Yambem Laba is mobilizing the youths of poor and neglected Manipur for community and environment projects.
The New Idea
Yambem Laba has transformed the once elite activity of trekking into a program which teaches youth from all social strata about environmental and ecological issues, while performing the much-needed voluntary work of reforestation and slowing the degradation of the Indian environment. At the same time, the program Laba founded, which operates under the supervision of Manipur Mountaineering Institute (MMT), focuses on developing the participants' courage, endurance, sense of fraternity, and personal excellence. The main objective of Laba's activities is to harness and channel the energy of Manipur youths to useful and productive endeavors. Laba seeks to help the youths to realize their potentials, to extend their limits, to grow up concerned about their environment and socio-economic realities and to be ready to do something to improve the current situation.
Manipur did not become an Indian state until 1972. In its long history of neglect and exploitation by the central government, the destiny of the locals had been placed under a handful of bureaucrats who saw Manipur as punishment posting. By 1972, substantial damage had been done. With no appropriate economic infrastructure conducive to development, the situation remains more or less the same, to date. The lack of economic opportunities has turned a generation of Manipur youths to drugs. In addition, government neglect results in environmental destruction while the practice of burning patches of forest for cultivation by the local tribals has led to serious deforestation.

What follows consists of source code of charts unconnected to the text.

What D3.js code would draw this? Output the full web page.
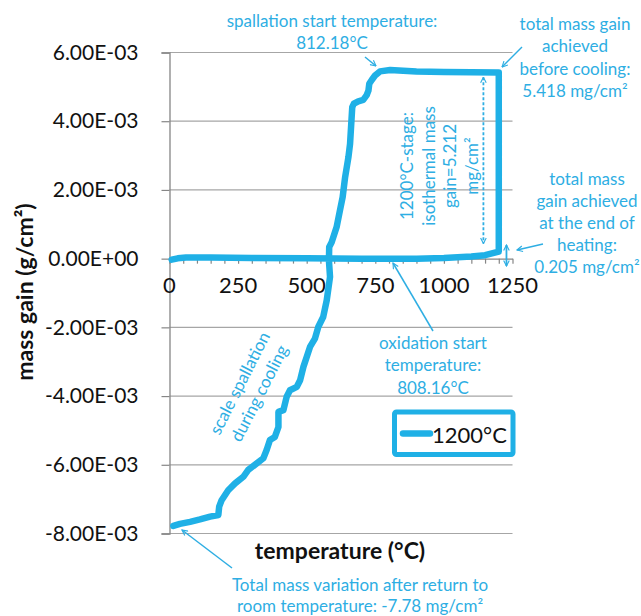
<!DOCTYPE html>
<html>
<head>
<meta charset="utf-8">
<script src="https://cdn.jsdelivr.net/npm/d3@7"></script>
<style>
  html, body { margin: 0; padding: 0; background: #fff; }
  svg { display: block; font-family: Lato, "Open Sans", sans-serif; }
</style>
</head>
<body>
<svg id="chart" width="641" height="616"></svg>
<script>
// Thermogravimetric run at 1200°C: temperature (°C) vs. mass gain (g/cm²)
const heatingTemp = [8, 30, 60, 150, 300, 500, 700, 900, 1000, 1100, 1150, 1200];
const heatingMass = [-0.00003, 0.00001, 0.00003, 0.00003, 0.00002, 0.00001, 0.0, 0.0, 0.00002, 0.00006, 0.0001, 0.000205];

const isothermTemp = [1200, 1200];
const isothermMass = [0.000205, 0.005418];

const coolingTemp = [1200, 1000, 900, 804, 767, 749, 737, 728, 725, 718, 706, 688, 672, 666, 658, 652, 640, 631, 621, 609, 591, 582, 581,
  585, 573, 560, 542, 530, 512, 500, 488, 476, 464, 439, 427, 415, 397, 397, 384, 366, 354, 342, 318, 287, 269, 239, 214, 190, 181, 178, 148, 111, 75, 38, 14];
const coolingMass = [0.005418, 0.00543, 0.00545, 0.00549, 0.00545, 0.00533, 0.0052, 0.00509, 0.00489, 0.00475, 0.00462, 0.00458, 0.00451, 0.00441, 0.00334, 0.00295, 0.00237, 0.00179, 0.0014, 0.00092, 0.00048, 0.00034, -0.00005,
  -0.00053, -0.00121, -0.0017, -0.00199, -0.00233, -0.00257, -0.00286, -0.00315, -0.00354, -0.00373, -0.00383, -0.00402, -0.00441, -0.00446, -0.0049, -0.00519, -0.00528, -0.00557, -0.00581, -0.00596, -0.00615, -0.00635, -0.00654, -0.00674, -0.00703, -0.00722, -0.00746, -0.00751, -0.00759, -0.00766, -0.00772, -0.00778];

const xTicks = [0, 250, 500, 750, 1000, 1250];
const yTicks = [-0.008, -0.006, -0.004, -0.002, 0, 0.002, 0.004, 0.006];
const yTickLabels = ["-8.00E-03", "-6.00E-03", "-4.00E-03", "-2.00E-03", "0.00E+00", "2.00E-03", "4.00E-03", "6.00E-03"];
const seriesName = "1200°C";

const blue = "#1fb0e6";
const noteBlue = "#2eaee3";
const svg = d3.select("#chart");

const x = d3.scaleLinear().domain([0, 1250]).range([169.5, 512.5]);
const y = d3.scaleLinear().domain([-0.008, 0.006]).range([533.5, 52.5]);

// arrowheads
const defs = svg.append("defs");
function marker(id) {
  defs.append("marker").attr("id", id).attr("viewBox", "0 0 10 10")
    .attr("refX", 9).attr("refY", 5).attr("markerWidth", 7).attr("markerHeight", 7)
    .attr("orient", "auto-start-reverse").attr("markerUnits", "userSpaceOnUse")
    .append("path").attr("d", "M1,1 L9,5 L1,9").attr("fill", "none")
    .attr("stroke", noteBlue).attr("stroke-width", 1.6);
}
marker("arr");

// horizontal gridlines
svg.append("g").selectAll("line").data(yTicks.filter(d => d !== 0)).join("line")
  .attr("x1", x(0)).attr("x2", x(1250))
  .attr("y1", d => y(d)).attr("y2", d => y(d))
  .attr("stroke", "#a6a6a6").attr("stroke-width", 1.2);

// y axis
const yAxis = svg.append("g").attr("transform", `translate(${x(0)},0)`)
  .call(d3.axisLeft(y).tickValues(yTicks).tickSize(8).tickFormat((d, i) => yTickLabels[i]));
yAxis.select(".domain").attr("stroke", "#868686").attr("stroke-width", 1.3);
yAxis.selectAll(".tick line").attr("stroke", "#868686").attr("stroke-width", 1.2);
yAxis.selectAll(".tick text").attr("font-size", 21).attr("fill", "#111").attr("x", -31)
  .attr("font-family", "Lato, sans-serif");

// x axis at zero with minor ticks every 50
const xAxis = svg.append("g").attr("transform", `translate(0,${y(0)})`)
  .call(d3.axisBottom(x).tickValues(d3.range(0, 1251, 50)).tickSize(5).tickSizeOuter(0).tickFormat(""));
xAxis.select(".domain").attr("stroke", "#868686").attr("stroke-width", 1.3);
xAxis.selectAll(".tick line").attr("stroke", "#868686").attr("stroke-width", 1.2);
svg.append("g").selectAll("text").data(xTicks).join("text")
  .attr("x", d => x(d)).attr("y", y(0) + 34)
  .attr("text-anchor", "middle").attr("font-size", 22).attr("fill", "#111")
  .text(d => d);

// series line
const line = d3.line().x(d => x(d[0])).y(d => y(d[1]));
const pts = [
  ...heatingTemp.map((t, i) => [t, heatingMass[i]]),
  ...isothermTemp.map((t, i) => [t, isothermMass[i]]).slice(1),
  ...coolingTemp.map((t, i) => [t, coolingMass[i]]).slice(1)
];
svg.append("path").datum(pts).attr("d", line)
  .attr("fill", "none").attr("stroke", blue).attr("stroke-width", 6.5)
  .attr("stroke-linejoin", "round").attr("stroke-linecap", "round");

// axis titles
svg.append("text").attr("x", 340).attr("y", 559).attr("text-anchor", "middle")
  .attr("font-size", 23).attr("font-weight", "bold").attr("fill", "#111").text("temperature (°C)");
svg.append("text").attr("transform", "translate(33,292) rotate(-90)").attr("text-anchor", "middle")
  .attr("font-size", 23).attr("font-weight", "bold").attr("fill", "#111").text("mass gain (g/cm²)");

// legend
svg.append("rect").attr("x", 394.5).attr("y", 412).attr("width", 118.5).attr("height", 42.5).attr("rx", 2)
  .attr("fill", "#fff").attr("stroke", blue).attr("stroke-width", 5);
svg.append("line").attr("x1", 403).attr("x2", 430).attr("y1", 433.5).attr("y2", 433.5)
  .attr("stroke", blue).attr("stroke-width", 6.5).attr("stroke-linecap", "round");
svg.append("text").attr("x", 432).attr("y", 434).attr("dominant-baseline", "central")
  .attr("font-size", 22).attr("fill", "#111").text(seriesName);

// annotations
const notes = svg.append("g").attr("fill", noteBlue).attr("font-size", 17).attr("text-anchor", "middle");
function block(cx, cy0, lines, step) {
  lines.forEach((t, i) => notes.append("text").attr("x", cx).attr("y", cy0 + i * step)
    .attr("dominant-baseline", "central").text(t));
}
block(332, 20, ["spallation start temperature:", "812.18°C"], 22);
block(575, 23, ["total mass gain", "achieved", "before cooling:", "5.418 mg/cm²"], 22.5);
block(587, 178, ["total mass", "gain achieved", "at the end of", "heating:", "0.205 mg/cm²"], 22);
block(433, 342, ["oxidation start", "temperature:", "808.16°C"], 22.5);
block(360, 584, ["Total mass variation after return to", "room temperature: -7.78 mg/cm²"], 21.5);

// rotated notes
const iso = notes.append("text").attr("transform", "translate(439,166) rotate(-90)");
["1200°C-stage:", "isothermal mass", "gain=5.212", "mg/cm²"].forEach((t, i) =>
  iso.append("tspan").attr("x", 0).attr("y", -32.5 + i * 21.7).attr("dominant-baseline", "central").text(t));
const spal = notes.append("text").attr("transform", "translate(249,388) rotate(-63)");
["scale spallation", "during cooling"].forEach((t, i) =>
  spal.append("tspan").attr("x", 0).attr("y", -11 + i * 22).attr("dominant-baseline", "central").text(t));

// pointer arrows
const arrows = [
  [365, 57, 376, 66],
  [522, 47, 502, 67],
  [543, 244, 517, 250],
  [433, 331, 393, 263],
  [232, 568, 182, 530]
];
svg.append("g").selectAll("line").data(arrows).join("line")
  .attr("x1", d => d[0]).attr("y1", d => d[1]).attr("x2", d => d[2]).attr("y2", d => d[3])
  .attr("stroke", noteBlue).attr("stroke-width", 1.5).attr("marker-end", "url(#arr)");

// isothermal gain span (dashed double arrow) and end-of-heating span
svg.append("line").attr("x1", x(1144)).attr("x2", x(1144)).attr("y1", y(0.00528)).attr("y2", y(0.00044))
  .attr("stroke", noteBlue).attr("stroke-width", 1.8).attr("stroke-dasharray", "3,2")
  .attr("marker-start", "url(#arr)").attr("marker-end", "url(#arr)");
svg.append("line").attr("x1", x(1228)).attr("x2", x(1228)).attr("y1", 245).attr("y2", 266)
  .attr("stroke", noteBlue).attr("stroke-width", 1.8)
  .attr("marker-start", "url(#arr)").attr("marker-end", "url(#arr)");
</script>
</body>
</html>
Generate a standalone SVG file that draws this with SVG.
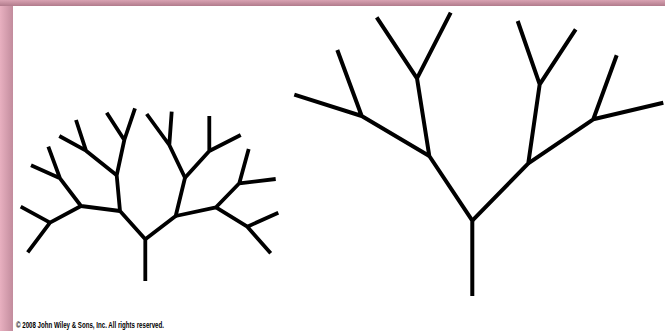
<svg xmlns="http://www.w3.org/2000/svg" width="665" height="331" viewBox="0 0 665 331">
  <defs>
    <linearGradient id="topBand" x1="0" y1="0" x2="0" y2="1">
      <stop offset="0" stop-color="#d9a3b3"/>
      <stop offset="1" stop-color="#b17b8c"/>
    </linearGradient>
    <linearGradient id="leftBand" x1="0" y1="0" x2="1" y2="0">
      <stop offset="0" stop-color="#e8b0c0"/>
      <stop offset="1" stop-color="#c28c9d"/>
    </linearGradient>
  </defs>
  <style>
    .br { stroke: #000; stroke-width: 4; stroke-linecap: butt; stroke-linejoin: round; fill: none; }
    .sm { stroke-width: 3.8; }
    .copy { font-family: "Liberation Sans", Arial, sans-serif; font-weight: bold; font-size: 9px; fill: #000; }
  </style>
  <rect x="0" y="0" width="665" height="331" fill="#ffffff"/>
  <rect x="0" y="0" width="13" height="331" fill="url(#leftBand)"/>
  <rect x="0" y="0" width="665" height="6" fill="url(#topBand)"/>

  <g id="small-tree">
    <path class="br sm" d="M145.3,281 V239.3 L120,211 L116.7,175.3 L124.3,140 L106.7,112.7 M124.3,140 L135,108.3"/>
    <path class="br sm" d="M116.7,175.3 L86,150.7 L59.3,136 M86,150.7 L76,120"/>
    <path class="br sm" d="M120,211 L81,206 L60,178.3 L31,165.3 M60,178.3 L48.3,146.7"/>
    <path class="br sm" d="M81,206 L50,222.7 L20.7,206.7 M50,222.7 L27.7,252.3"/>
    <path class="br sm" d="M145.3,239.3 L175.7,216 L185,177.7 L169.3,145 L146.7,114 M169.3,145 L171.7,111.7"/>
    <path class="br sm" d="M185,177.7 L209.3,151 L209.3,116 M209.3,151 L240.7,135"/>
    <path class="br sm" d="M175.7,216 L216,207.3 L239.3,183.3 L248.7,149 M239.3,183.3 L275.7,179"/>
    <path class="br sm" d="M216,207.3 L247.3,226.7 L278.3,212.7 M247.3,226.7 L270.7,253.3"/>
  </g>

  <g id="large-tree">
    <path class="br" d="M472.3,296 V220.7 L429.3,156 L417,78.3 L376.7,17.3 M417,78.3 L450.7,12.7"/>
    <path class="br" d="M429.3,156 L361.7,116 L294.3,94.7 M361.7,116 L337.3,50"/>
    <path class="br" d="M472.3,220.7 L528.3,163.3 L539.7,84.3 L517.7,21 M539.7,84.3 L575.7,29.3"/>
    <path class="br" d="M528.3,163.3 L593.3,119.3 L616.7,55.3 M593.3,119.3 L663.3,102.7"/>
  </g>

  <text class="copy" x="16" y="328" textLength="148" lengthAdjust="spacingAndGlyphs">© 2008 John Wiley &amp; Sons, Inc. All rights reserved.</text>
</svg>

To tap the power of Manipur youths, Laba organizes Adventure Courses and Trekking Expeditions that are designed to raise the youths' awareness as well as to give them a sense of meaningful direction by working with the tribals. Several month-long, 100-youth treks take place each year. They serve as a medium for reducing inter-class and caste tensions, emphasizing the integration of youths from peasant and lower-class backgrounds with middle class youths. As the trekkers learn about their environment, they also contribute to its development by cooperating with tribal villagers in planting crops and trees, and cleaning up rivers and slum areas. Another aspect of their of their public service function is explaining, in layman's terms, the environmental concerns which affect the villagers. For example, the groups have met with tribal chiefs and villagers to discuss the relationship between deforestation and floods and droughts. Laba has been able to provide a ready stock of 3500 man days for his courses. By working in the tribal villages, Laba's students are able to mobilize the tribal youths to work alongside on various schemes. So far the three wings of Laba's Manipur Mountaineering Institute have been extremely successful. The Training Wing has been running the courses with respectable rigor. The Training Wing shapes and orients the minds of the youths towards community and social work. As the Rural Development and Environment Wings work out detailed plans about what should be done, trained youths provide the workforce to then move in and execute the projects. The dual purpose of the MMT expeditions is a clear example of how individuals can involve themselves personally in the environmental and ecological issues concerning their communities and the whole of India. By giving the youths hands on experience in developing their own country, whole communities are served and educated.
Yambem Laba is an experienced outdoor person who has served as Guest Instructor for Adventure Courses conducted by The Himalayan Mountaineering Institute. He was a teacher for a while after college; however, it soon became clear to him that he would rather be educating the sons of Indian peasants than polishing up the "cousins of the King of Bhutan". As a sincere and committed champion of social changes, Laba hopes to awaken the consciousness of today's youths, knowing they will be tomorrow's leaders.